I hope you all were able to view some of the photos from the Christening that I sent through last weekend. After days and days of rain, the afternoon remained crystal clear for P2’s first dip. There were at least 200 hundred guests, all representatives of Perini Navi and Beconcini, as well as some journalists and fellow Perini crew. The director of the shipyard, Mr. Vanni Marchini gave a speech (which Susanna translated into English); then Giancarlo Ragnetti gave his speech, which Susanna also translated into English. And then I also said a few words (in Italian) which Susanna also playfully translated into English. Alanna then wielded the curved axe and chopped the line that held the champagne bottle poised above the bow anchor. Her slice was as straight as Mrs. Andlinger’s was for Perseus back in 2001. With the explosion of the bottle, the horns blared and P2 was lowered into the water.
The yard did a excellent job of presenting both the inside and outside of the boat. Considering that just days before, workmen were crawling everywhere and that all areas were either covered or under construction, I was amazed at how the Beconcini team pulled everything together in time for the presentation. The deck, arch, helm stations, center pod, and especially the low profile superstructure looked great. The mast and boom, dressed with the incredible black PBO rigging also caused numerous gasps. The salon looked particularly impressive. The carpenters brought almost all of the finished furniture on board and these elements together with the crisp white interior and the gorgeous brown leather panels combined to create a light, airy salon – ultra modern and very cool.
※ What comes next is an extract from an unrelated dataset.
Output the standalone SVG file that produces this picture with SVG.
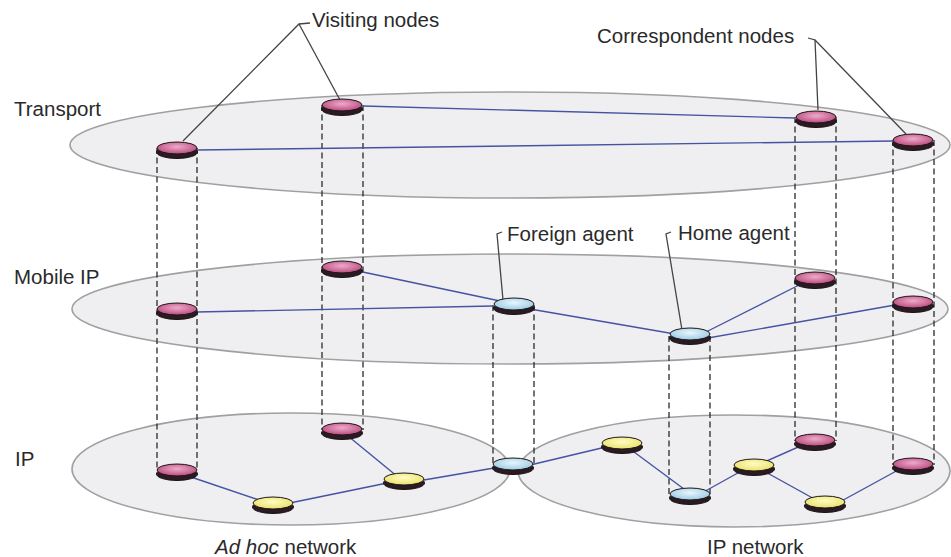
<svg xmlns="http://www.w3.org/2000/svg" width="951" height="557" viewBox="0 0 951 557">
  <defs>
    <radialGradient id="gPink" cx="50%" cy="40%" r="60%">
      <stop offset="0" stop-color="#eeaacb"/>
      <stop offset="1" stop-color="#b94a7c"/>
    </radialGradient>
    <radialGradient id="gBlue" cx="50%" cy="40%" r="60%">
      <stop offset="0" stop-color="#e6f6fd"/>
      <stop offset="1" stop-color="#9ccbe3"/>
    </radialGradient>
    <radialGradient id="gYellow" cx="50%" cy="40%" r="60%">
      <stop offset="0" stop-color="#fffcc4"/>
      <stop offset="1" stop-color="#e9e26a"/>
    </radialGradient>
    <style>
      .layer { fill: #efeff2; stroke: #a0a0a2; stroke-width: 1.6; }
      .pillar { fill: none; stroke: #2a2a2a; stroke-width: 1.3; stroke-dasharray: 6 3.5; }
      .link { fill: none; stroke: #4553a0; stroke-width: 1.4; }
      .leader { fill: none; stroke: #444; stroke-width: 1.3; }
      .base { fill: #2a1b22; stroke: #1a1014; stroke-width: 1; }
      .top { stroke: #1e1418; stroke-width: 1; }
      .pink .top { fill: url(#gPink); }
      .blue .top { fill: url(#gBlue); }
      .yellow .top { fill: url(#gYellow); }
      text { font-family: "Liberation Sans", Arial, sans-serif; font-size: 20.5px; fill: #2a2a2a; }
    </style>
  </defs>

  <rect width="951" height="557" fill="#ffffff"/>

  <!-- layer planes -->
  <g id="layers">
    <ellipse id="plane-transport" class="layer" cx="510" cy="145" rx="440" ry="53"/>
    <ellipse id="plane-mobile" class="layer" cx="510" cy="309" rx="438" ry="55"/>
    <ellipse id="plane-adhoc" class="layer" cx="291" cy="469" rx="219" ry="56"/>
    <ellipse id="plane-ipnet" class="layer" cx="734" cy="471" rx="216" ry="56"/>
  </g>

  <!-- layer and network labels -->
  <g id="labels">
    <text x="14" y="116">Transport</text>
    <text x="14" y="284">Mobile IP</text>
    <text x="15" y="466">IP</text>
    <text x="215" y="554"><tspan font-style="italic">Ad hoc</tspan> network</text>
    <text x="707" y="554">IP network</text>
  </g>

  <!-- connectors: vertical pillars, links, and callout leaders -->
  <g id="connectors">
    <g id="pillars">
      <line class="pillar" x1="157" y1="148" x2="157" y2="471"/>
      <line class="pillar" x1="197" y1="148" x2="197" y2="471"/>
      <line class="pillar" x1="322" y1="105" x2="322" y2="430"/>
      <line class="pillar" x1="363" y1="105" x2="363" y2="430"/>
      <line class="pillar" x1="795" y1="117" x2="795" y2="441"/>
      <line class="pillar" x1="836" y1="117" x2="836" y2="441"/>
      <line class="pillar" x1="893" y1="140" x2="893" y2="465"/>
      <line class="pillar" x1="934" y1="140" x2="934" y2="465"/>
      <line class="pillar" x1="493" y1="305" x2="493" y2="465"/>
      <line class="pillar" x1="534" y1="305" x2="534" y2="465"/>
      <line class="pillar" x1="669" y1="336" x2="669" y2="495"/>
      <line class="pillar" x1="710" y1="336" x2="710" y2="495"/>
    </g>
    <g id="links">
      <!-- transport -->
      <line class="link" x1="363" y1="106" x2="795" y2="118"/>
      <line class="link" x1="197" y1="150" x2="893" y2="141"/>
      <!-- mobile IP -->
      <line class="link" x1="197" y1="312" x2="493" y2="306"/>
      <line class="link" x1="358" y1="271" x2="500" y2="301"/>
      <line class="link" x1="530" y1="309" x2="675" y2="334"/>
      <line class="link" x1="704" y1="333" x2="803" y2="283"/>
      <line class="link" x1="708" y1="338" x2="895" y2="305"/>
      <!-- IP: ad hoc network -->
      <line class="link" x1="188" y1="476" x2="265" y2="502"/>
      <line class="link" x1="285" y1="504" x2="392" y2="482"/>
      <line class="link" x1="348" y1="436" x2="398" y2="477"/>
      <line class="link" x1="418" y1="481" x2="500" y2="467"/>
      <!-- IP: IP network -->
      <line class="link" x1="526" y1="466" x2="610" y2="446"/>
      <line class="link" x1="630" y1="449" x2="688" y2="492"/>
      <line class="link" x1="700" y1="494" x2="745" y2="469"/>
      <line class="link" x1="762" y1="463" x2="805" y2="444"/>
      <line class="link" x1="762" y1="470" x2="818" y2="501"/>
      <line class="link" x1="836" y1="504" x2="900" y2="469"/>
    </g>
    <g id="leaders">
      <polyline class="leader" points="310,23 299,24 183,141"/>
      <line class="leader" x1="299" y1="24" x2="340" y2="100"/>
      <polyline class="leader" points="808,38 815,40 818,110"/>
      <line class="leader" x1="815" y1="40" x2="906" y2="134"/>
      <polyline class="leader" points="502,232 497,234 503,300"/>
      <polyline class="leader" points="671,232 666,234 682,330"/>
    </g>
  </g>

  <!-- callout text -->
  <g id="callouts">
    <text x="312" y="27">Visiting nodes</text>
    <text x="597" y="43">Correspondent nodes</text>
    <text x="507" y="241">Foreign agent</text>
    <text x="678" y="240">Home agent</text>
  </g>

  <!-- transport layer nodes -->
  <g id="t-visit-1" class="node pink" transform="translate(177,148)"><ellipse class="base" cx="0" cy="4" rx="20.5" ry="6.5"/><ellipse class="top" cx="0" cy="0" rx="20" ry="6"/></g>
  <g id="t-visit-2" class="node pink" transform="translate(342,105)"><ellipse class="base" cx="0" cy="4" rx="20.5" ry="6.5"/><ellipse class="top" cx="0" cy="0" rx="20" ry="6"/></g>
  <g id="t-corr-1" class="node pink" transform="translate(816,117)"><ellipse class="base" cx="0" cy="4" rx="20.5" ry="6.5"/><ellipse class="top" cx="0" cy="0" rx="20" ry="6"/></g>
  <g id="t-corr-2" class="node pink" transform="translate(913,140)"><ellipse class="base" cx="0" cy="4" rx="20.5" ry="6.5"/><ellipse class="top" cx="0" cy="0" rx="20" ry="6"/></g>

  <!-- mobile IP layer nodes -->
  <g id="m-visit-1" class="node pink" transform="translate(177,309)"><ellipse class="base" cx="0" cy="4" rx="20.5" ry="6.5"/><ellipse class="top" cx="0" cy="0" rx="20" ry="6"/></g>
  <g id="m-visit-2" class="node pink" transform="translate(342,267)"><ellipse class="base" cx="0" cy="4" rx="20.5" ry="6.5"/><ellipse class="top" cx="0" cy="0" rx="20" ry="6"/></g>
  <g id="m-foreign" class="node blue" transform="translate(514,304)"><ellipse class="base" cx="0" cy="4" rx="20.5" ry="6.5"/><ellipse class="top" cx="0" cy="0" rx="20" ry="6"/></g>
  <g id="m-home" class="node blue" transform="translate(690,334)"><ellipse class="base" cx="0" cy="4" rx="20.5" ry="6.5"/><ellipse class="top" cx="0" cy="0" rx="20" ry="6"/></g>
  <g id="m-corr-1" class="node pink" transform="translate(815,278)"><ellipse class="base" cx="0" cy="4" rx="20.5" ry="6.5"/><ellipse class="top" cx="0" cy="0" rx="20" ry="6"/></g>
  <g id="m-corr-2" class="node pink" transform="translate(913,302)"><ellipse class="base" cx="0" cy="4" rx="20.5" ry="6.5"/><ellipse class="top" cx="0" cy="0" rx="20" ry="6"/></g>

  <!-- IP layer nodes -->
  <g id="i-visit-1" class="node pink" transform="translate(177,470)"><ellipse class="base" cx="0" cy="4" rx="20.5" ry="6.5"/><ellipse class="top" cx="0" cy="0" rx="20" ry="6"/></g>
  <g id="i-visit-2" class="node pink" transform="translate(342,429)"><ellipse class="base" cx="0" cy="4" rx="20.5" ry="6.5"/><ellipse class="top" cx="0" cy="0" rx="20" ry="6"/></g>
  <g id="i-adhoc-1" class="node yellow" transform="translate(273,503)"><ellipse class="base" cx="0" cy="4" rx="20.5" ry="6.5"/><ellipse class="top" cx="0" cy="0" rx="20" ry="6"/></g>
  <g id="i-adhoc-2" class="node yellow" transform="translate(404,479)"><ellipse class="base" cx="0" cy="4" rx="20.5" ry="6.5"/><ellipse class="top" cx="0" cy="0" rx="20" ry="6"/></g>
  <g id="i-foreign" class="node blue" transform="translate(513,464)"><ellipse class="base" cx="0" cy="4" rx="20.5" ry="6.5"/><ellipse class="top" cx="0" cy="0" rx="20" ry="6"/></g>
  <g id="i-router-1" class="node yellow" transform="translate(622,443)"><ellipse class="base" cx="0" cy="4" rx="20.5" ry="6.5"/><ellipse class="top" cx="0" cy="0" rx="20" ry="6"/></g>
  <g id="i-home" class="node blue" transform="translate(690,494)"><ellipse class="base" cx="0" cy="4" rx="20.5" ry="6.5"/><ellipse class="top" cx="0" cy="0" rx="20" ry="6"/></g>
  <g id="i-router-2" class="node yellow" transform="translate(754,465)"><ellipse class="base" cx="0" cy="4" rx="20.5" ry="6.5"/><ellipse class="top" cx="0" cy="0" rx="20" ry="6"/></g>
  <g id="i-corr-1" class="node pink" transform="translate(815,440)"><ellipse class="base" cx="0" cy="4" rx="20.5" ry="6.5"/><ellipse class="top" cx="0" cy="0" rx="20" ry="6"/></g>
  <g id="i-router-3" class="node yellow" transform="translate(825,502)"><ellipse class="base" cx="0" cy="4" rx="20.5" ry="6.5"/><ellipse class="top" cx="0" cy="0" rx="20" ry="6"/></g>
  <g id="i-corr-2" class="node pink" transform="translate(913,464)"><ellipse class="base" cx="0" cy="4" rx="20.5" ry="6.5"/><ellipse class="top" cx="0" cy="0" rx="20" ry="6"/></g>
</svg>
A delicious buffet was served in the yard while the workers had the opportunity to bring their families on board for a look at their handy work. The “vibe” was excellent; many veterans commented that it was the best launch party since the Perseus bash 7 years ago.
On Sunday, the day after the launch, our Naval Architect, Yannick Abgrall and I visited P2 again, this time to check her trim. The yard kindly lowered P2 back in the water and allowed the straps to go completely slack (to ensure that we were actually floating). Yannick and I then jumped in a small tender so we could take some preliminary freeboard measurements. Yannick was very pleased with what he saw – P2 sat with no list and perfectly trim bow and stern. As you can see in the photo below, we are floating high on our marks, but that is to be expected for now as we have no sails on board, no tenders, no fluids, no cushions, no mattresses, nor any interior furnishings. By the way, the current weight is 130 tons, with those items mentioned above still to be installed. Our target race weight two years ago was 135 tons and so we are very much on target.
Once the freeboard measurements were complete, we re-hauled P2 and placed her back on the cradles. As suggested in my last report, the yard did not achieve the system functionality they had hoped for before stopping work to clean up for the launch and so Mr. Marchini gave the order to re-haul the boat so work could continue more efficiently. That was June 15.
Today, June 22, P2 is still dry-docked with numerous contractors on board every day. Graham and I have been told that the biggest single component that is preventing the yard from re-launching the boat is the electrical/electronic installation. Accurate and reliable control of the main engine, generators, bilge system, fire alarms, keel, and sail system have not been achieved. Mr. Marchini indicated that on June 28th the yard will re-launch P2 in order to perform our stability and inclination tests with our classification society (because this certificate takes a minimum of 30 days to be issued). If system functionality has been achieved by this date, then P2 will remain in the water. Dock and Sea trials and final interior detailing would begin a week after that requiring the usual month for completion.
From our side, we are ready to jump as soon as the boat is delivered. We are at the yard every day, inspecting areas that require preliminary acceptance, making sure the construction team doesn’t seal up compartments before they have been signed off, developing our operational guidelines and inventories so that they can be implemented as soon as the handover takes place. We have created a preliminary punch list and have delivered phase 1 to the yard. Three of our five crew are on site (Graham, Andy and I) and the other two will begin at the end of June. The minimum outfitting and furnishing requirements are nearly complete, stored in a container at the shipyard. We are crewed up for the Rolex, with rooms and dockage reserved. I have not as yet pulled the trigger on the mid-August training event due to the launching delays that we are seeing now. I will make the decision before July 10, 30 days out from the event as to whether or not to move forward with this training session.
Despite the frustration evident in the last half of this report, I do want to end on a more positive note. You know that because we are at the yard every day, we sometimes lose sight of how unique this project is. Our launch party reminded us of this and revived us nicely — every person who attended was absolutely blown away by the shape of P2 and by the boldness of the intended program — from International magazine editors, to yacht brokers, to fellow Perini crew. Our website is getting many hits every day; crew I have never met are asking to be part of our program. And that makes us feel pretty good and provides a nice balance to the daily battles we wage at the yard.